The installation process
1. Using the installation template
Each Peninsula House Numbers order comes with a template that’s unique to your house number size, font and the numbers or letters you require. This may likely be a couple of separate A5 or A4 pieces of paper, which allows you to decide on the kerning - space between each number. This is a personal choice, some people like their house numbers to be spaced further apart, while others like the look of numbers being close together. As a very general rule of thumb, for a 100mm height house number, we like to allow around 10mm between numbers, so a 10% kerning.
When taping the template/s at desired location you will need to use a spirit level to align it. A consideration… is that not all houses and brick walls are built completely straight. So you may decide to go off the line of an exposed brick, rather than the spirit level.
2. Drilling into your brickwork
Drilling into brick can be intimidating, but with the right technique, it’s a breeze:
Put on your safety goggles and gloves.
Put the 5mm masonry drill bit in to the drill.
Switch the drill on to the hammer setting. Some drills have 3 options; drill, hammer, hammer and drill. You’ll want the third option - hammer and drill.
Using your power drill with a masonry bit, drill holes at your marked points. Go slow to start as the drill can jump around a bit at the beginning. Once the
3. Attaching the rods to the house numbers
Each house number comes pre-drilled with holes at the back. We don’t design our numbers to be drilled through the front, so as to avoid visible fixing screws. You’ll need to apply a very small amount of epoxy adhesive to one end of the rods, i.e. about the amount of a match head. Then insert the rod in the hole in the back of the number and wait for it to dry. You may need to tap lightly with a hammer, but just make sure you’re being careful to protect the face of the number to avoid any scratches.

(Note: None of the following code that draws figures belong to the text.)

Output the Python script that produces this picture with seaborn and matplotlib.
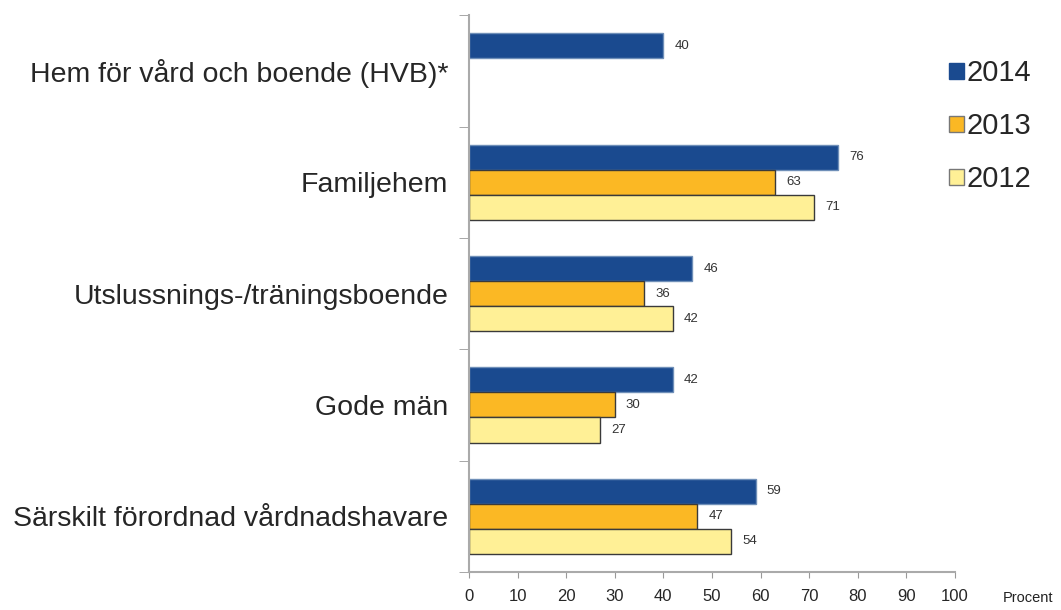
import numpy as np
import pandas as pd
import seaborn as sns
import matplotlib.pyplot as plt
from matplotlib.patches import Patch

categories = ["Hem för vård och boende (HVB)*", "Familjehem", "Utslussnings-/träningsboende",
              "Gode män", "Särskilt förordnad vårdnadshavare"]
years = ["2014", "2013", "2012"]
v2014 = [40, 76, 46, 42, 59]
v2013 = [np.nan, 63, 36, 30, 47]
v2012 = [np.nan, 71, 42, 27, 54]
colors = ["#1a4a8f", "#fbb824", "#fff096"]
edges = ["#6f8fb8", "#3a3a3a", "#3a3a3a"]

df = pd.DataFrame({
    "kategori": categories * 3,
    "år": [y for y in years for _ in categories],
    "procent": v2014 + v2013 + v2012,
})

sns.set_style("white")
plt.rcParams["font.family"] = ["Liberation Sans", "DejaVu Sans"]

fig = plt.figure(figsize=(10.61, 6.10), dpi=100)
ax = fig.add_axes([0.442, 0.0623, 0.458, 0.9127])

sns.barplot(data=df, y="kategori", x="procent", hue="år", hue_order=years,
            order=categories, palette=colors, orient="h", width=0.675,
            saturation=1, legend=False, ax=ax)

# kantfärger och värdeetiketter
for cont, ec in zip(ax.containers, edges):
    for bar in cont:
        bar.set_edgecolor(ec)
        bar.set_linewidth(1.0)
    labels = ["" if np.isnan(b.get_width()) or b.get_width() == 0 else f"{b.get_width():.0f}" for b in cont]
    ax.bar_label(cont, labels=labels, padding=8, fontsize=9.5, color="#333333")

ax.set_xlim(0, 100)
ax.set_ylim(len(categories) - 0.5, -0.5)
ax.set_xticks(range(0, 101, 10))
ax.set_xlabel("")
ax.set_ylabel("")
ax.tick_params(axis="x", labelsize=12, length=4, color="#999999", direction="out", pad=8, bottom=True)
ax.tick_params(axis="y", which="major", length=0, labelsize=20.5, pad=15)
ax.set_yticks(np.arange(-0.5, len(categories), 1.0), minor=True)
ax.tick_params(axis="y", which="minor", length=7, color="#999999", direction="out", left=True)

for s in ["top", "right"]:
    ax.spines[s].set_visible(False)
for s in ["left", "bottom"]:
    ax.spines[s].set_color("#aaaaaa")
    ax.spines[s].set_linewidth(1.5)

fig.text(0.969, 0.008, "Procent", fontsize=10.5, ha="center", va="bottom", color="#222222")

handles = [Patch(facecolor=c, edgecolor=("#1a4a8f" if i == 0 else "#777777")) for i, c in enumerate(colors)]
fig.legend(handles, years, loc="upper left", bbox_to_anchor=(0.870, 0.946), frameon=False,
           fontsize=21, handlelength=0.5, handleheight=0.5, handletextpad=0.1, labelspacing=0.86)

fig.savefig("out.png", dpi=100)
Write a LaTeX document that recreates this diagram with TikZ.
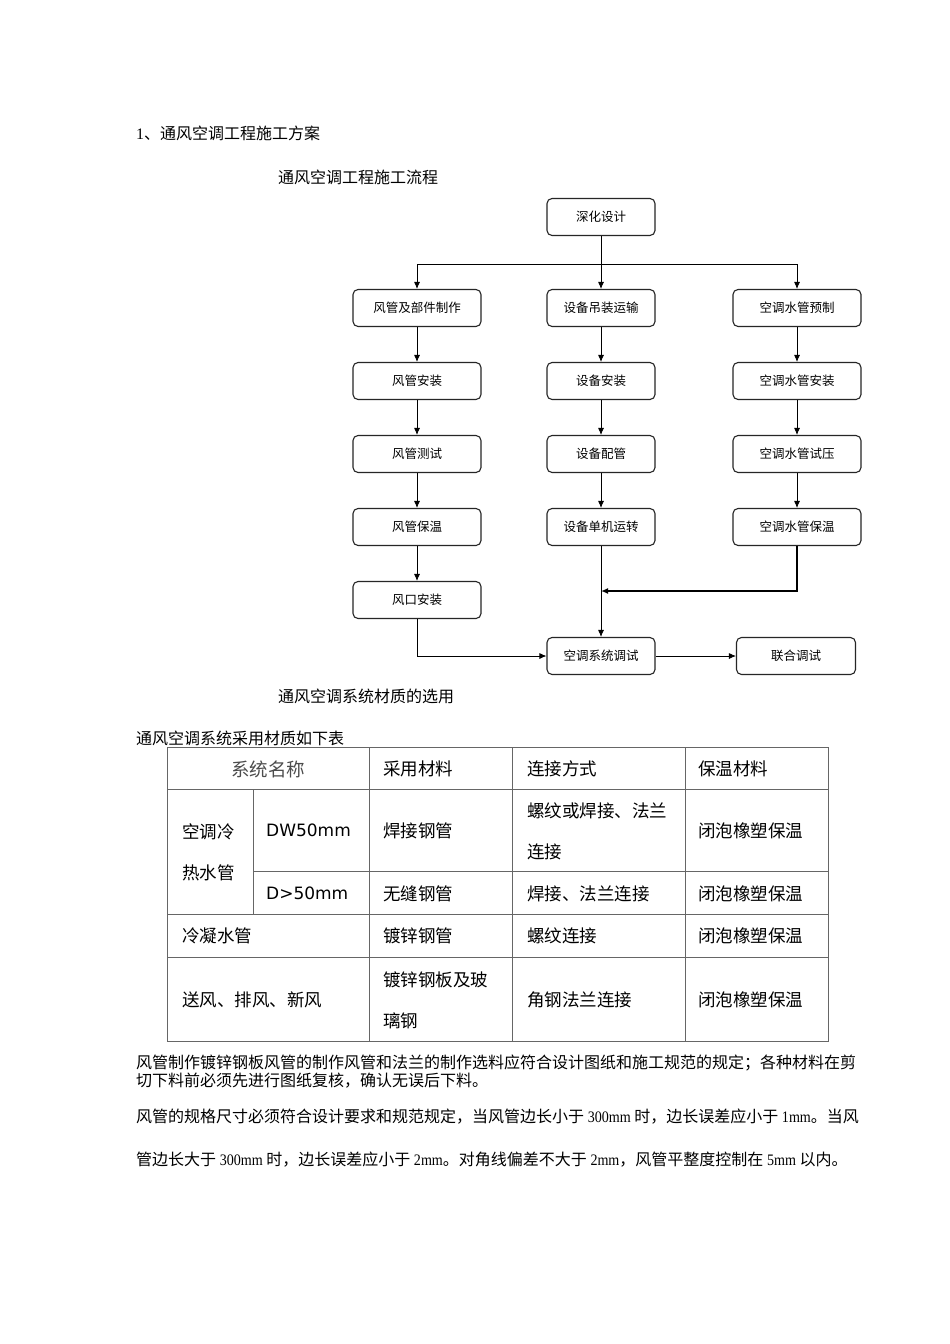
\documentclass[tikz,border=0pt]{standalone}
\usepackage{fontspec}
\usepackage{graphicx}
\setmainfont{Liberation Serif}
\newfontfamily\cjk{Noto Sans CJK SC}
\newfontfamily\dvs{DejaVu Sans}
\newcommand\numtxt[1]{{\rmfamily\scalebox{0.88}[1]{#1}}}
\usetikzlibrary{arrows.meta}
\tikzset{
  fbox/.style={draw=black!85, line width=1.1pt, rounded corners=5pt, minimum height=37pt, inner sep=0pt, font=\cjk\fontsize{12.5}{14}\selectfont},
  wbox/.style={fbox, minimum width=128pt},
  nbox/.style={fbox, minimum width=108pt},
  jbox/.style={fbox, minimum width=119pt},
  arr/.style={-{Latex[length=7pt,width=6pt]}, line width=0.8pt},
  txt/.style={anchor=west, inner sep=0pt, font=\cjk\fontsize{16}{18}\selectfont},
  cell/.style={anchor=west, inner sep=0pt, font=\cjk\fontsize{17.5}{20}\selectfont},
  latcell/.style={anchor=west, inner sep=0pt, font=\dvs\fontsize{17}{20}\selectfont},
  grid/.style={draw=black!60, line width=0.8pt}
}
\begin{document}
\begin{tikzpicture}[x=1pt,y=-1pt]
\useasboundingbox[fill=white] (0,0) rectangle (950,1344);

% headings
\node[txt] (h1) at (136,133) {{\rmfamily 1}、通风空调工程施工方案};
\node[txt] (h2) at (278,177) {通风空调工程施工流程};

% flowchart
\node[nbox] (sh) at (601,217) {深化设计};
\node[wbox] (a1) at (417,308) {风管及部件制作};
\node[nbox] (b1) at (601,308) {设备吊装运输};
\node[wbox] (c1) at (797,308) {空调水管预制};
\node[wbox] (a2) at (417,381) {风管安装};
\node[nbox] (b2) at (601,381) {设备安装};
\node[wbox] (c2) at (797,381) {空调水管安装};
\node[wbox] (a3) at (417,454) {风管测试};
\node[nbox] (b3) at (601,454) {设备配管};
\node[wbox] (c3) at (797,454) {空调水管试压};
\node[wbox] (a4) at (417,527) {风管保温};
\node[nbox] (b4) at (601,527) {设备单机运转};
\node[wbox] (c4) at (797,527) {空调水管保温};
\node[wbox] (a5) at (417,600) {风口安装};
\node[nbox] (b5) at (601,656) {空调系统调试};
\node[jbox] (d5) at (796,656) {联合调试};

\coordinate (br) at (601,264);
\coordinate (mg) at (601,591);
\draw[line width=0.8pt] (sh.south) -- (br);
\draw[arr] (br) -- (b1.north);
\draw[arr] (br) -| (a1.north);
\draw[arr] (br) -| (c1.north);
\foreach \c in {a,b,c}{
  \draw[arr] (\c1.south) -- (\c2.north);
  \draw[arr] (\c2.south) -- (\c3.north);
  \draw[arr] (\c3.south) -- (\c4.north);
}
\draw[arr] (a4.south) -- (a5.north);
\draw[arr] (b4.south) -- (b5.north);
\draw[arr, line width=1.6pt] (c4.south) |- (mg);
\draw[arr] (a5.south) |- (b5.west);
\draw[arr] (b5.east) -- (d5.west);

% section titles
\node[txt] (h3) at (278,696) {通风空调系统材质的选用};
\node[txt] (h4) at (136,738) {通风空调系统采用材质如下表};

% table grid
\draw[grid] (167,747) rectangle (828,1041);
\draw[grid] (167,789) -- (828,789);
\draw[grid] (253,871) -- (828,871);
\draw[grid] (167,914) -- (828,914);
\draw[grid] (167,957) -- (828,957);
\draw[grid] (253,789) -- (253,914);
\draw[grid] (369,747) -- (369,1041);
\draw[grid] (512,747) -- (512,1041);
\draw[grid] (685,747) -- (685,1041);

% table text
\node[anchor=center, inner sep=0pt, font=\cjk\fontsize{18.5}{20}\selectfont, text=black!70] (th1) at (268,769) {系统名称};
\node[cell] (th2) at (383,769) {采用材料};
\node[cell] (th3) at (527,769) {连接方式};
\node[cell] (th4) at (698,769) {保温材料};

\node[cell] (r1a) at (182,832) {空调冷};
\node[cell] (r1b) at (182,873) {热水管};
\node[latcell] (r1c) at (266,830) {DW50mm};
\node[cell] (r1d) at (383,831) {焊接钢管};
\node[cell] (r1e) at (527,811) {螺纹或焊接、法兰};
\node[cell] (r1f) at (527,852) {连接};
\node[cell] (r1g) at (698,831) {闭泡橡塑保温};

\node[latcell] (r2c) at (266,893) {D>50mm};
\node[cell] (r2d) at (383,894) {无缝钢管};
\node[cell] (r2e) at (527,894) {焊接、法兰连接};
\node[cell] (r2g) at (698,894) {闭泡橡塑保温};

\node[cell] (r3a) at (182,936) {冷凝水管};
\node[cell] (r3d) at (383,936) {镀锌钢管};
\node[cell] (r3e) at (527,936) {螺纹连接};
\node[cell] (r3g) at (698,936) {闭泡橡塑保温};

\node[cell] (r4a) at (182,1000) {送风、排风、新风};
\node[cell] (r4d) at (383,980) {镀锌钢板及玻};
\node[cell] (r4f) at (383,1021) {璃钢};
\node[cell] (r4e) at (527,1000) {角钢法兰连接};
\node[cell] (r4g) at (698,1000) {闭泡橡塑保温};

% paragraphs
\node[txt] (p1) at (136,1063) {风管制作镀锌钢板风管的制作风管和法兰的制作选料应符合设计图纸和施工规范的规定；各种材料在剪};
\node[txt] (p2) at (136,1081) {切下料前必须先进行图纸复核，确认无误后下料。};
\node[txt] (p3) at (136,1117) {风管的规格尺寸必须符合设计要求和规范规定，当风管边长小于 \numtxt{300mm} 时，边长误差应小于 \numtxt{1mm}。当风};
\node[txt] (p4) at (136,1160) {管边长大于 \numtxt{300mm} 时，边长误差应小于 \numtxt{2mm}。对角线偏差不大于 \numtxt{2mm}，风管平整度控制在 \numtxt{5mm} 以内。};
\end{tikzpicture}
\end{document}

Epoxy Adhesive has a bit of give white it’s setting, so try to make sure the rod is upright rather than on an angle.
Wait at least 5 minutes for the epoxy adhesive to dry. In hot conditions, the drying time is significantly reduced.
4. Floating or flush mount
You’ll now need to decide if you’d prefer a floating mount of a flush mount. A flush mount simply means that the number is directly against your brick surface, while a floating mount house number has a small 5mm gap. The gap creates a shadow line, which in some cases can look more dynamic and interesting [it’s our preferred method].
To achieve the floating mount you’ll just need to slide the included spacers over each of the rods.
5. Inserting the numbers in to place
Finally it’s time to put the numbers in place, and wrap up the installation!
Apply a very small amount of epoxy adhesive to the end of the exposed rods. Again, only use a small amount or it can get messy. Push the numbers into the holes, being very careful not to scratch or damage the face of the number.
Repeat for each number or letter.
After allowing some time for the epoxy adhesive to dry, make sure each number is secure in place. If not, add a little more epoxy adhesive and re-insert.
Step back and admire your handiwork.
Alternatives to Drilling
Not keen on drilling? There are adhesive options designed for brick surfaces. While they’re easier to install, keep in mind they may not be as durable as drilled installations, especially in harsh weather conditions. An Epoxy Adhesive is a good general option, but there may be other adhesives more suitable for your specific surface.
Installing house numbers on a brick surface doesn’t have to be daunting. With the right tools, a bit of planning, and a little patience, you can enhance your home’s kerb appeal and ensure it’s easily found when it matters most. So, roll up your sleeves and get ready to give your home a small but significant upgrade!